Lamont Wood | July 18, 2014
Don't scoff; rewarding good deeds actually works.

Tips and traps
Winkler adds that, before launching a gamification program, it is important to first establish the level of security awareness in the organization, to avoid wasted effort. Then, it is important to set up a rewards structure based on the culture of the organization and its business goals.

"You don't want to reward behavior that has no value," he notes. And "you need rewards that the people actually want." Handing out rewards that rank them as Star Wars Jedi knights may work with programmers, but not with investment bankers, he notes.

Points that can be exchanged for small prizes may prove motivating, or just putting names on a leaderboard may work, Winkler notes. Companies with offices in multiple locations, particularly internationally, may find it best to adopt different strategies in different locations. For instance, in some Asian countries, a chance to shake hands with the CEO may be more compelling, Winkler adds.

Points, if used, should be increasingly harder to get, by adding a ladder of levels, also called badges or titles, he explains. Points should be easy to get at the first level, and involve basic steps, such as attending seminars. Points at the next level should require spontaneous activity, such as reporting a phishing email or security incident, and points at higher levels should reward complex security activities, such as participating in drills, he indicates.

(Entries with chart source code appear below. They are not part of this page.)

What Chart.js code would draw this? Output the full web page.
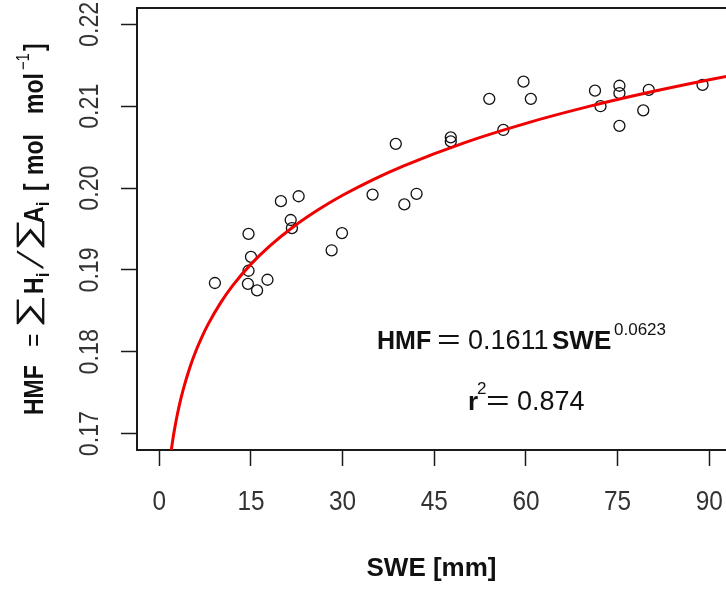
<!DOCTYPE html>
<html>
<head>
<meta charset="utf-8">
<script src="https://cdn.jsdelivr.net/npm/chart.js@4.4.1/dist/chart.umd.min.js"></script>
<style>
html, body { margin: 0; padding: 0; background: #fff; overflow: hidden; }
canvas { display: block; }
</style>
</head>
<body>
<canvas id="hmfChart" width="726" height="589"></canvas>
<script>
// ==========================
// DATA
// ==========================
// snow water equivalent [mm] for each plot
const sweValues = [9.1, 14.6, 15.0, 14.6, 14.5, 16.0, 17.7, 19.9, 22.8, 21.5, 21.7, 28.2, 29.9, 34.9,
    38.7, 40.1, 42.1, 47.7, 47.7, 54.0, 56.3, 59.6, 60.8, 71.3, 72.2, 75.3, 75.3, 75.3, 79.2, 80.1, 88.9];
// matching HMF values [mol mol-1]
const hmfValues = [0.1884, 0.1944, 0.1916, 0.1899, 0.1883, 0.1875, 0.1888, 0.1984, 0.1990, 0.1961, 0.1951, 0.1924, 0.1945, 0.1992,
    0.2054, 0.1980, 0.1993, 0.2062, 0.2057, 0.2109, 0.2071, 0.2130, 0.2109, 0.2119, 0.2100, 0.2125, 0.2116, 0.2076, 0.2095, 0.2120, 0.2126];

// power fit HMF = a * SWE^b
const fitA = 0.1611;
const fitB = 0.0623;
const fitR2 = 0.874;
// SWE positions where the fitted curve is evaluated
const fitSwe = [1.5, 1.75, 2, 2.25, 2.5, 3, 3.5, 4, 5, 6, 7, 8, 10, 12, 15, 18, 22, 26, 30, 35, 40, 50, 60, 70, 80, 90, 95];

const xTicks = [0, 15, 30, 45, 60, 75, 90];
const yTicks = [0.17, 0.18, 0.19, 0.20, 0.21, 0.22];

const FONT = '"Liberation Sans", Arial, sans-serif';
const INK = '#1a1a1a';

const points = sweValues.map((v, i) => ({ x: v, y: hmfValues[i] }));
const fitLine = fitSwe.map(v => ({ x: v, y: fitA * Math.pow(v, fitB) }));

// ==========================
// TEXT HELPERS
// ==========================
function squeezed(ctx, text, x, y, font, sx){
    ctx.save();
    ctx.font = font;
    ctx.translate(x, y);
    ctx.scale(sx, 1);
    ctx.fillText(text, 0, 0);
    ctx.restore();
}

// y axis title, written bottom to top
const yTitle = [
    { t: 'HMF', f: 'bold 28px ' + FONT, at: 0 },
    { t: '=', f: '28px ' + FONT, at: 68 },
    { t: '\u2211', f: '31px ' + FONT, at: 87, dy: -5, sx: 1.5 },
    { t: 'H', f: 'bold 28px ' + FONT, at: 121 },
    { t: 'i', f: 'bold 19px ' + FONT, at: 138, dy: 6 },
    { t: '/', f: '36px ' + FONT, at: 146, slant: 0.4 },
    { t: '\u2211', f: '31px ' + FONT, at: 164, dy: -5, sx: 1.5 },
    { t: 'A', f: 'bold 28px ' + FONT, at: 192 },
    { t: 'i', f: 'bold 19px ' + FONT, at: 209, dy: 6 },
    { t: '[', f: 'bold 28px ' + FONT, at: 224 },
    { t: 'mol', f: 'bold 28px ' + FONT, at: 240 },
    { t: 'mol', f: 'bold 28px ' + FONT, at: 301 },
    { t: '\u22121', f: '18px ' + FONT, at: 345, dy: -14 },
    { t: ']', f: 'bold 28px ' + FONT, at: 364 }
];

const boxAndLabels = {
    id: 'boxAndLabels',
    afterDraw(chart){
        const { ctx, chartArea, scales: { x, y } } = chart;
        ctx.save();

        // top edge of the box
        ctx.strokeStyle = INK;
        ctx.lineWidth = 2;
        ctx.beginPath();
        ctx.moveTo(chartArea.left, chartArea.top);
        ctx.lineTo(chartArea.right, chartArea.top);
        ctx.stroke();

        // tick labels
        ctx.fillStyle = '#333';
        ctx.textAlign = 'center';
        ctx.textBaseline = 'alphabetic';
        x.ticks.forEach(t => {
            squeezed(ctx, String(t.value), x.getPixelForValue(t.value), 510, '28px ' + FONT, 0.87);
        });
        y.ticks.forEach(t => {
            ctx.save();
            ctx.translate(98, y.getPixelForValue(t.value));
            ctx.rotate(-Math.PI / 2);
            squeezed(ctx, t.value.toFixed(2), 0, 0, '28px ' + FONT, 0.83);
            ctx.restore();
        });

        // y title
        ctx.fillStyle = '#111';
        ctx.textAlign = 'left';
        ctx.save();
        ctx.translate(43, 415);
        ctx.rotate(-Math.PI / 2);
        yTitle.forEach(p => {
            ctx.save();
            ctx.translate(p.at, p.dy || 0);
            if(p.slant) ctx.transform(1, 0, -p.slant, 1, 0, 0);
            squeezed(ctx, p.t, 0, 0, p.f, p.sx || 0.82);
            ctx.restore();
        });
        ctx.restore();

        // fit equation
        const big = '27px ' + FONT;
        const bold = 'bold 26px ' + FONT;
        const small = '17px ' + FONT;
        ctx.font = 'bold 25px ' + FONT; ctx.fillText('HMF', 377, 349);
        squeezed(ctx, '=', 437, 349, big, 1.5);
        ctx.font = big; ctx.fillText(fitA.toFixed(4), 468, 349);
        ctx.font = bold; ctx.fillText('SWE', 552, 349);
        ctx.font = small; ctx.fillText(fitB.toFixed(4), 614, 335);

        ctx.font = bold; ctx.fillText('r', 468, 410);
        ctx.font = small; ctx.fillText('2', 477, 394);
        squeezed(ctx, '=', 486, 410, big, 1.5);
        ctx.font = big; ctx.fillText(fitR2.toFixed(3), 517, 410);

        ctx.restore();
    }
};

// ==========================
// CHART
// ==========================
const axisGrid = {
    display: true,
    drawOnChartArea: false,
    drawTicks: true,
    tickLength: 16,
    tickWidth: 1.5,
    tickColor: INK,
    color: INK
};

new Chart(document.getElementById('hmfChart'), {
    type: 'scatter',
    data: {
        datasets: [
            {
                label: 'fit',
                data: fitLine,
                showLine: true,
                borderColor: '#f00000',
                borderWidth: 3,
                pointRadius: 0,
                cubicInterpolationMode: 'monotone'
            },
            {
                label: 'HMF',
                data: points,
                pointStyle: 'circle',
                pointRadius: 5.5,
                pointBorderWidth: 1.3,
                borderColor: '#111',
                backgroundColor: 'rgba(0,0,0,0)'
            }
        ]
    },
    options: {
        responsive: false,
        animation: false,
        devicePixelRatio: 1,
        layout: { autoPadding: false, padding: { top: 8, left: 0, right: 0, bottom: 0 } },
        plugins: {
            legend: { display: false },
            tooltip: { enabled: false }
        },
        scales: {
            x: {
                type: 'linear',
                min: -3.65,
                max: 92.74,
                afterBuildTicks: s => { s.ticks = xTicks.map(v => ({ value: v })); },
                afterFit: s => { s.height = 139; s.paddingLeft = 0; s.paddingRight = 0; },
                ticks: { display: false },
                grid: axisGrid,
                border: { display: true, color: INK, width: 2 },
                title: {
                    display: true,
                    text: 'SWE [mm]',
                    color: '#111',
                    font: { family: FONT, size: 26, weight: 'bold' },
                    padding: { top: 0, bottom: 5 }
                }
            },
            y: {
                type: 'linear',
                min: 0.168,
                max: 0.222,
                afterBuildTicks: s => { s.ticks = yTicks.map(v => ({ value: v })); },
                afterFit: s => { s.width = 137; s.paddingTop = 0; s.paddingBottom = 0; },
                ticks: { display: false },
                grid: axisGrid,
                border: { display: true, color: INK, width: 2 }
            }
        }
    },
    plugins: [boxAndLabels]
});
</script>
</body>
</html>
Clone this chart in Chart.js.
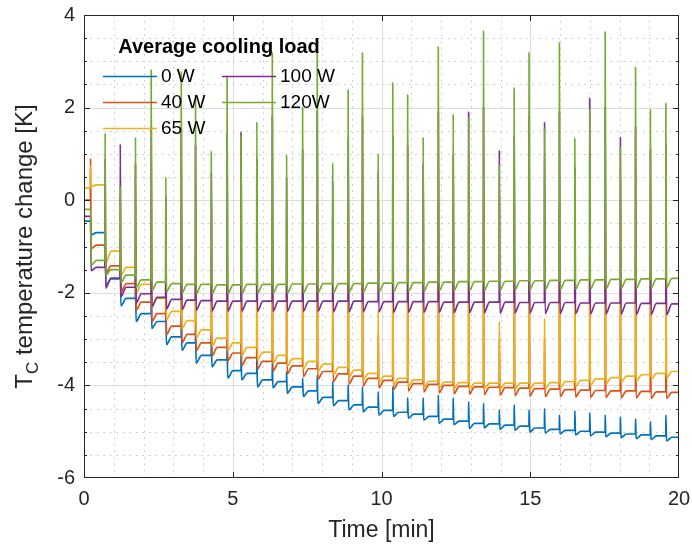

"Even if there is a failure (such as falling for a phishing email) you need to reward them for reporting the failure," Winkler adds. "If I know about it I can warn the rest of the firm. Gamification makes it seem that the security department is not there to punish people, but if all their interactions with security are negative, they are less likely to report incidents."

"Never release the names of the victims," Spitzner adds. "Let everyone know that if they fall victim their names will not go to their manager. If they think they will be reported, they will resent the program, since it will impact their career. The only time the manager is informed is if the person is repeatedly falling victim and represents a high risk. But do identify those who do something good," he adds.

Drills of some sort (such as sending out fake phishing emails or having agents attempt tailgating) should be done once a month. "But if it is weekly it becomes noise," Spitzner adds.

"Don't expect miracles; you will need to refine your program based on your successes and failures," Winkler warns. One common error involves rewarding the wrong behavior. He recalls an instance where software developers were rewarded for finding bugs, and so were reporting old ones and sometimes writing new ones just to report them.